In 1996, after an assailant massacred 35 people at a resort area in Port Arthur, Tasmania, Australians responded to the horror by banning the possession of automatic rifles and shotguns. Gunowners proceeded to turn in 650,000 guns to the government (which reimbursed them for the cost). Since that year, gun deaths in Australia have been cut in half. The country’s per capita gun crime rate is a tenth that of the United States.
Why no similar societal response here? Surely some decisive measure is needed. Every year the U.S. suffers 15 firearm deaths for every 100,000 citizens—vastly more than in other industrialized countries that have stricter gun laws, like Norway (4 per 100,000) or England or Japan (less than 1 gun death per 100,000). Other countries have crazy assailants and occasional mass shootings—but none as many or as often as the U.S.
Cho Seung-Hui’s shooting rampage at Virginia Tech that left 33 people dead hasn’t even prompted a serious political debate on gun laws and it isn’t likely to. Many of those who favor gun laws lack the stomach for taking on the National Rifle Association and its allies, who regard all efforts to restrict gun ownership as assaults on individual liberty. It’s become an article of faith among Democrats that Al Gore lost key states (including his home state of Tennessee) in the 2000 presidential race because of his support for tougher gun laws.

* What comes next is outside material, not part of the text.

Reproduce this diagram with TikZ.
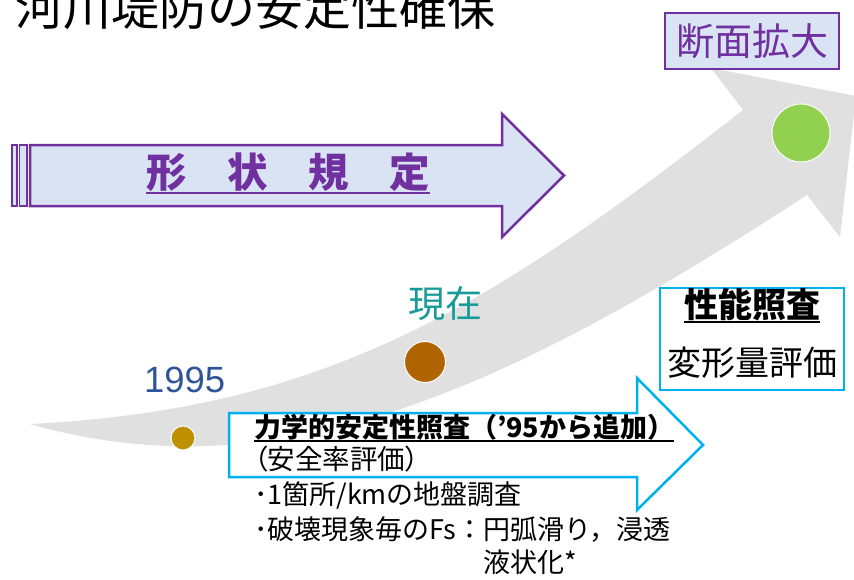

One of the guns that Cho used was a 9mm semiautomatic pistol with a 15-round magazine that allowed him to get off 15 shots without stopping to reload. That’s the kind of killing machine that has nothing to do with the sport of hunting. There is no reason a civilian should own such a gun. In most countries of the world such a weapon is available only to police. In this country it is sold to virtually anybody.
Cho’s pistol was among the guns outlawed by the 1994 ban on assault weapons. Congress, with President Bush’s tacit approval, allowed that ban to expire in 2004. You might think there would now be a strong move to reinstate and even strengthen that ban. But you would be wrong.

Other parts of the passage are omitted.